Five months before Neuman was barred, a foreign businessperson who had worked for several years in Russia was quietly deported under unclear circumstances. The person, who asked to remain anonymous to protect friends and colleagues working in Russia, was turned back by border guards at Domodedovo Airport in September 2004. The deportation document, a copy of which was obtained by The Moscow Times, had a box ticked as “other” as the reason for the denial.

The person said border guards had recommended clarifying the situation with the embassy where the visa had been issued.

The embassy did not provide a clear explanation.

“Based on what the embassy official learned from Moscow, he tried to guess at the reasons,” the person said. “He asked if my company invested in Chechnya or Yukos.”

The person later learned through informal channels that $300,000 was the price to get off the blacklist. “But I understood that money wasn’t the issue,” the person said. “That sum was just a way of saying that it wasn’t a problem I can solve.”

Yukos and Chechnya have come up in other visa cases as well.

Robert Amsterdam, a lawyer for Yukos founder Mikhail Khodorkovsky, was expelled from Russia in September. Amsterdam, who holds dual U.S. and Canadian citizenship, said five men went to his hotel room at the Hyatt Ararat in central Moscow at about 1 a.m. on Sept. 23 and confiscated his passport. Two hours later, the passport was returned with his visa revoked, and Amsterdam was told to leave the country within 24 hours or face arrest.

Amsterdam said by telephone that he was still trying to get a written explanation as to why he was kicked out. He said he has never heard anything about national security regarding his case.
On Nov. 15, two days after Browder was refused entry at Sheremetyevo from London, British human rights lawyer Bill Bowring, who has represented Chechen clients in the European Court of Human Rights in Strasbourg, was denied entry at Sheremetyevo. “I was given no explanation at the time,” Bowring said by telephone.

Bowring eventually did obtain a letter from the Foreign Ministry, which he provided to The Moscow Times, saying he was turned back because he failed to hand over his migration card the last time he had exited Russia.

He called the claim “absolutely ridiculous” and said he turned in his migration cards “religiously.”

Is There a Trend?

If, indeed, foreign businessmen are increasingly being kept out of Russia as supposed security threats, representatives of foreign business associations are not aware of it.

Andreas Romanos, head of the Association of European Businesses, said Winter’s entry denial was the only case he knew of an AEB member being barred from Russia on national security grounds.
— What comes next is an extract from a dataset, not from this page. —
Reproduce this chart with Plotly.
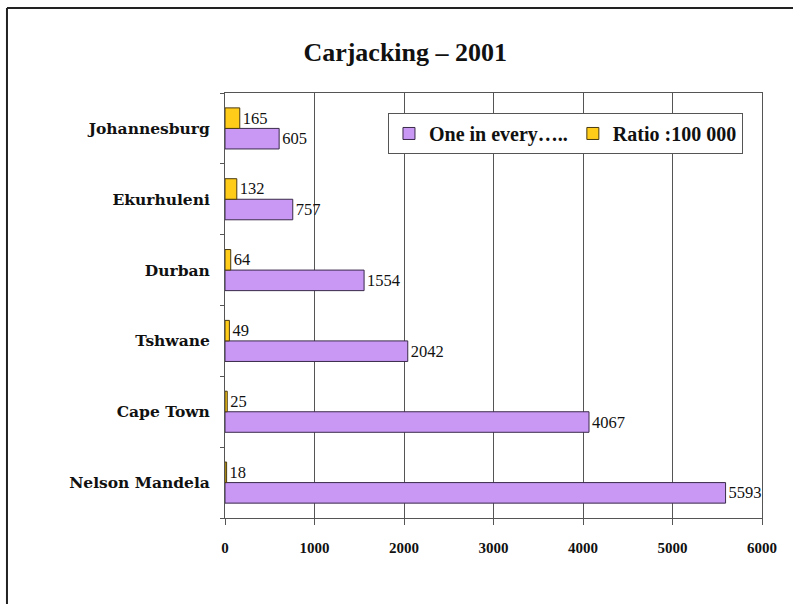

AEB comprises roughly 500 companies and individual businessmen, around 85 percent from European countries but includes Russian and U.S. members as well.

The U.S. Embassy said it could not comment on the issue.

Putin said at the recent Group of Eight summit that he was in the dark about the Browder case.

“To be honest, I don’t know why this particular person has been refused entry to Russia. I can imagine that this person has broken the laws of our country, and if others do the same we’ll refuse them entry, too,” Putin replied heatedly to a reporter’s question.

Browder has battled with Gazprom over inflated corporate spending and nontransparent gas trading deals. He also clashed recently with Kremlin-linked oil major Surgutneftegaz over its murky ownership schemes. His Hermitage Capital Management firm holds about $4 billion in investments in Russia.

The Kremlin has refused to comment in the past on the reasons for declaring Browder a security threat.

Putin said fears that barring investors like Browder could deter foreign investment were groundless. “We are extremely interested not only in attracting investment but also in working with decent, professional investors, who really want to work in Russia on a long-term basis,” Putin said.

Browder said by telephone that he had never broken any Russian laws and that he was still trying to do everything possible to return to Russia.